* [Exercise] Examine the records and identify each line that includes the string "chart". Copy those lines.

* [Input rows]
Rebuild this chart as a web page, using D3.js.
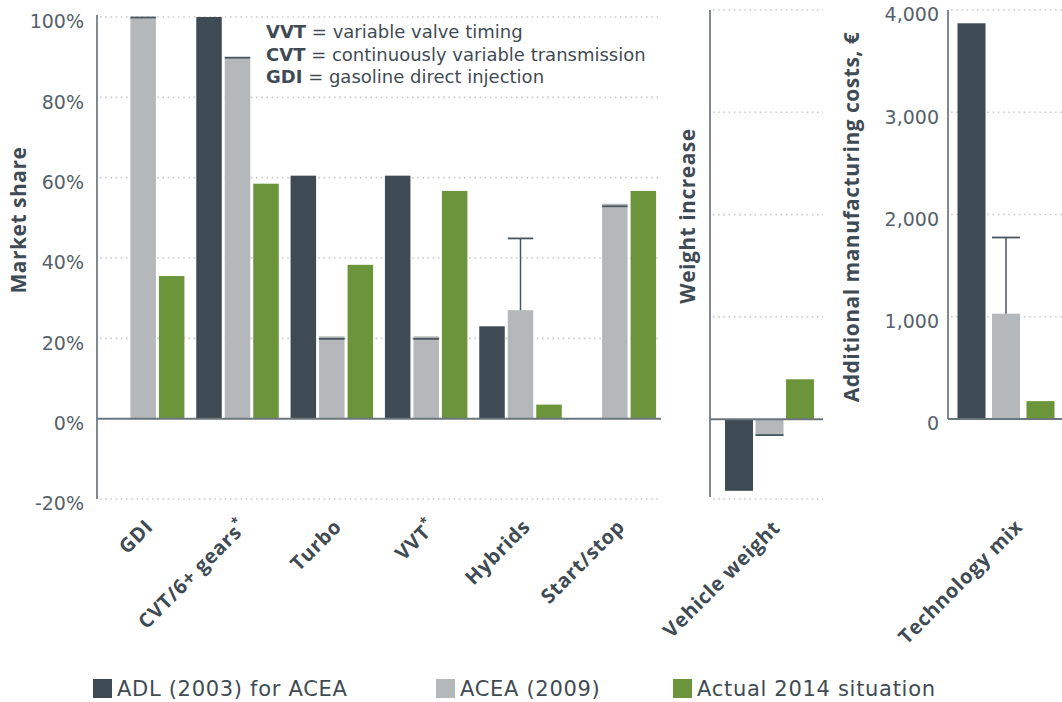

...

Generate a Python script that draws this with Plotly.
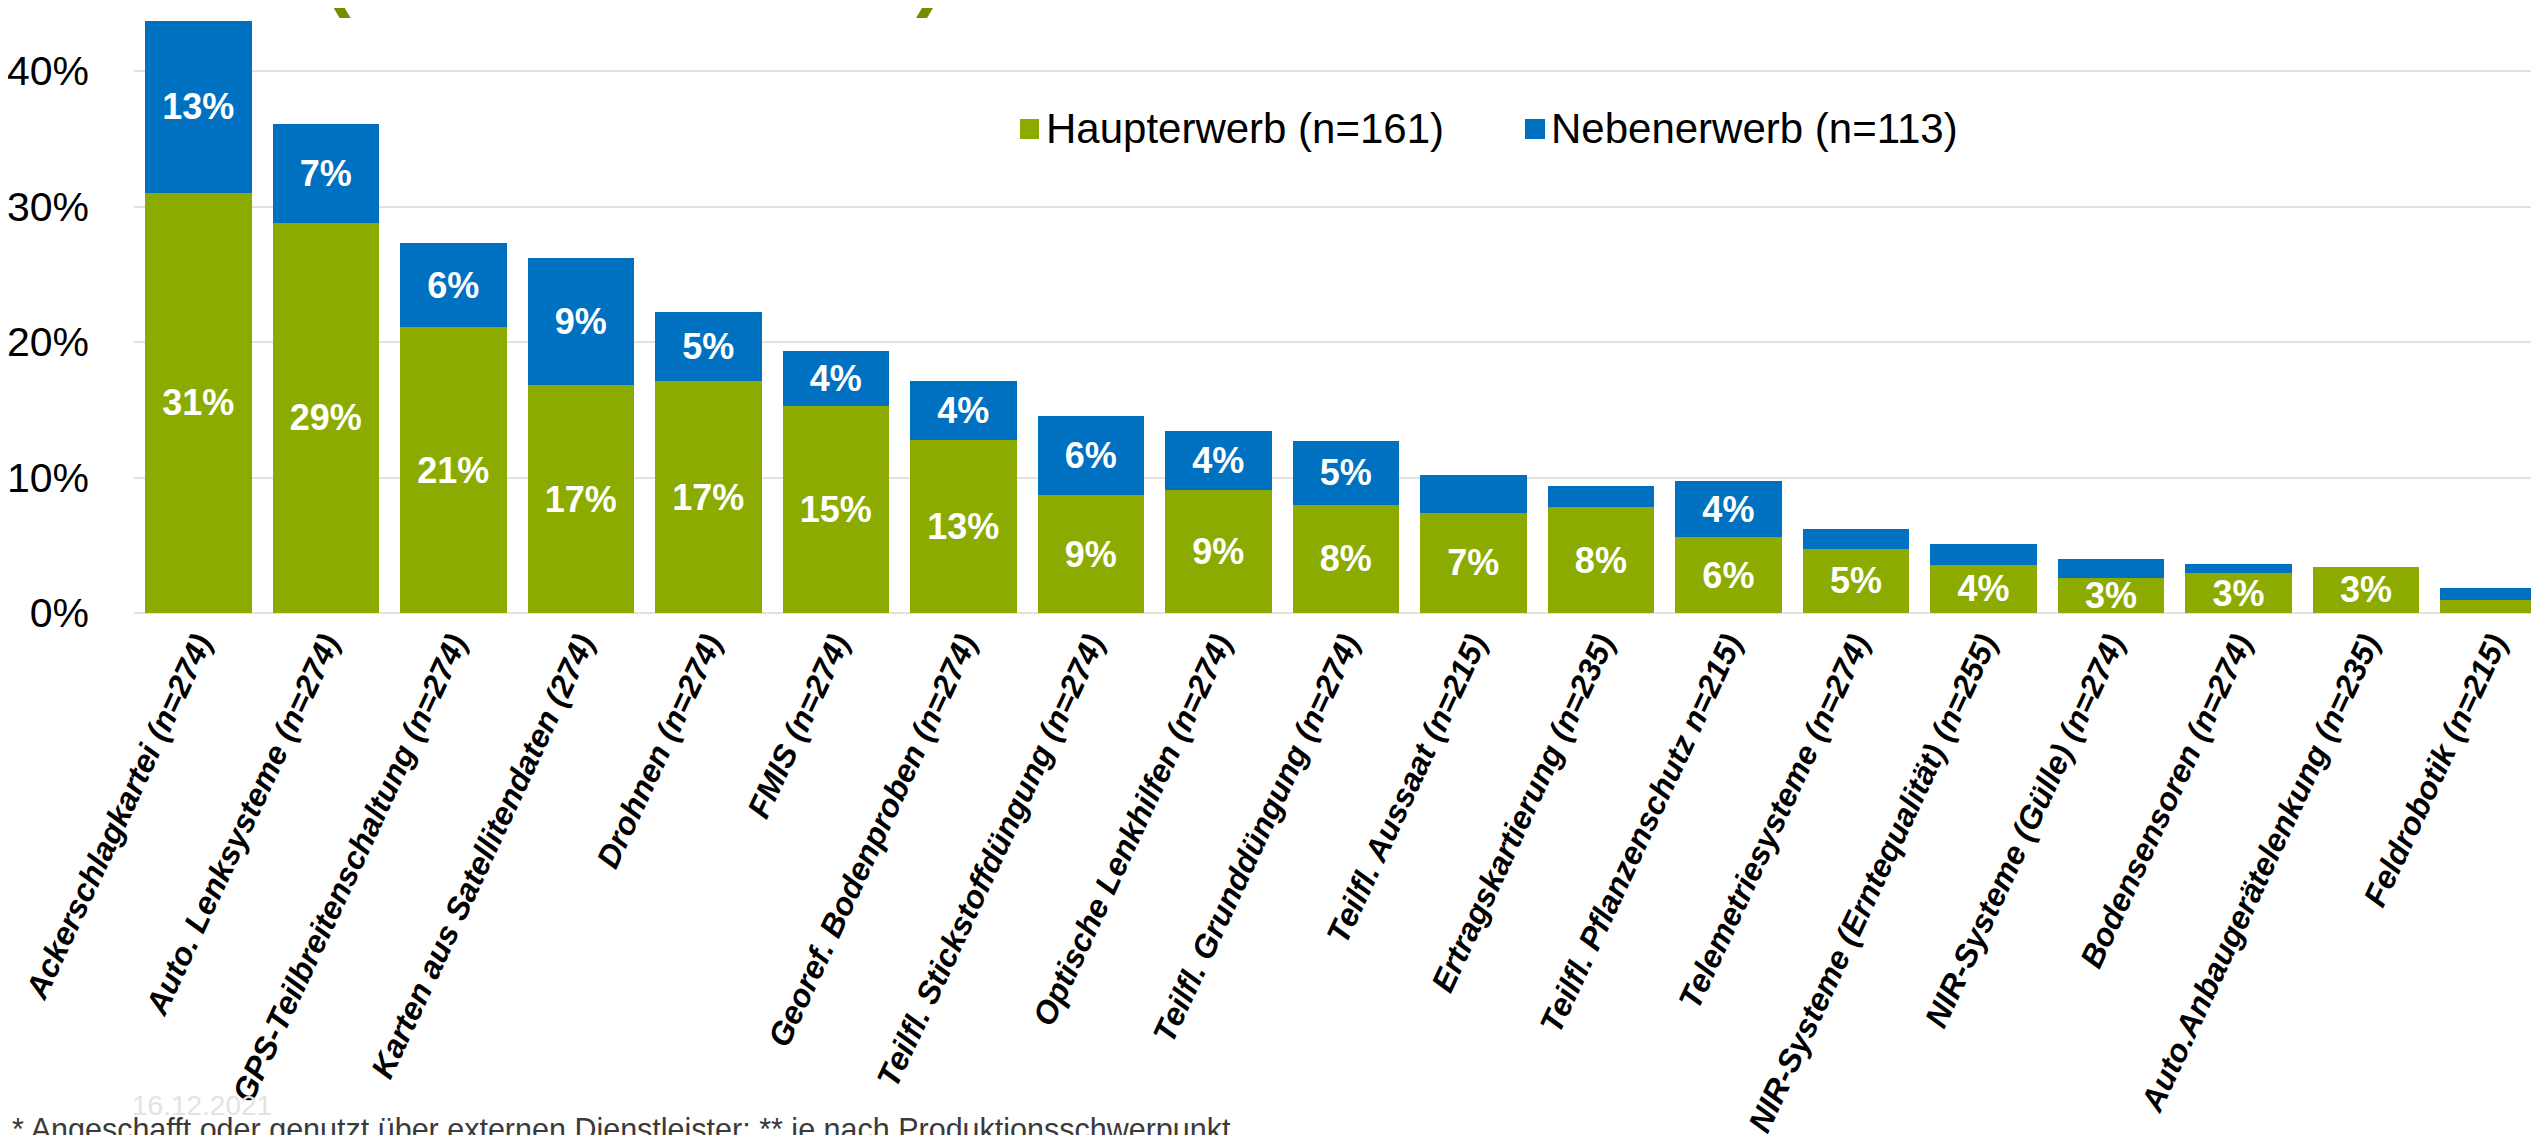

...

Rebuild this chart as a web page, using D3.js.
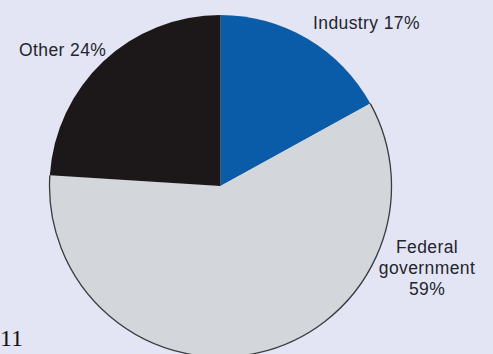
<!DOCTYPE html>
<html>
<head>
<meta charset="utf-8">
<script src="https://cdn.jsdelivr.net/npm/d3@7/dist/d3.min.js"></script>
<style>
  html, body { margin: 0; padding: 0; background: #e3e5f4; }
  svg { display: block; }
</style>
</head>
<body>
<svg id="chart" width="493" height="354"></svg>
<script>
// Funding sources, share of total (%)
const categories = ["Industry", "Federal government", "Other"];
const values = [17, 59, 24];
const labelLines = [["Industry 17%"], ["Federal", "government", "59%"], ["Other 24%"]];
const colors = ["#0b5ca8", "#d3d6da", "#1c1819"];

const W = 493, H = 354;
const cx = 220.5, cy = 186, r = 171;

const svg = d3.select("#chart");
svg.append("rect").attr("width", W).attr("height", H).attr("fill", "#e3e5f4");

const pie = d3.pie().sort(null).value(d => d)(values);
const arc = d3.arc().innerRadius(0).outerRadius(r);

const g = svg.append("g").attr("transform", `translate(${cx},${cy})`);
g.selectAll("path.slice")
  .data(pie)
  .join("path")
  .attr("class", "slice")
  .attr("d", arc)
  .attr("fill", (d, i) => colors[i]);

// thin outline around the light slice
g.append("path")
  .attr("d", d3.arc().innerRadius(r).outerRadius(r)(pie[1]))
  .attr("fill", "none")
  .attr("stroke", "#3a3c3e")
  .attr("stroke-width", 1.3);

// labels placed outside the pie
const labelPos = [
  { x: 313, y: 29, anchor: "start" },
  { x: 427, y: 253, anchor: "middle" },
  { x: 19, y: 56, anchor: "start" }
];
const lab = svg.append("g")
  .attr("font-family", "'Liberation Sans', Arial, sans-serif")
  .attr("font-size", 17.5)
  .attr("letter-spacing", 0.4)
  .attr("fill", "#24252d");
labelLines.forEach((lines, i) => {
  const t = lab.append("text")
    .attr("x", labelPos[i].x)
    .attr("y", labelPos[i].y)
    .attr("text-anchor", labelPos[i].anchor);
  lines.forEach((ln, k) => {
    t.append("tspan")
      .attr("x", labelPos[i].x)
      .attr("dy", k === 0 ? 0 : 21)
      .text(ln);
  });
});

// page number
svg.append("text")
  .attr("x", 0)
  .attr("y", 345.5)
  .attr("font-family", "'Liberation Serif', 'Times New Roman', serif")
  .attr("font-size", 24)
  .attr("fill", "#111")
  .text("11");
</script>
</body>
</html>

* [Exercise solution]
Rebuild this chart as a web page, using D3.js.
Rebuild this chart as a web page, using D3.js.
<svg id="chart" width="493" height="354"></svg>
const svg = d3.select("#chart");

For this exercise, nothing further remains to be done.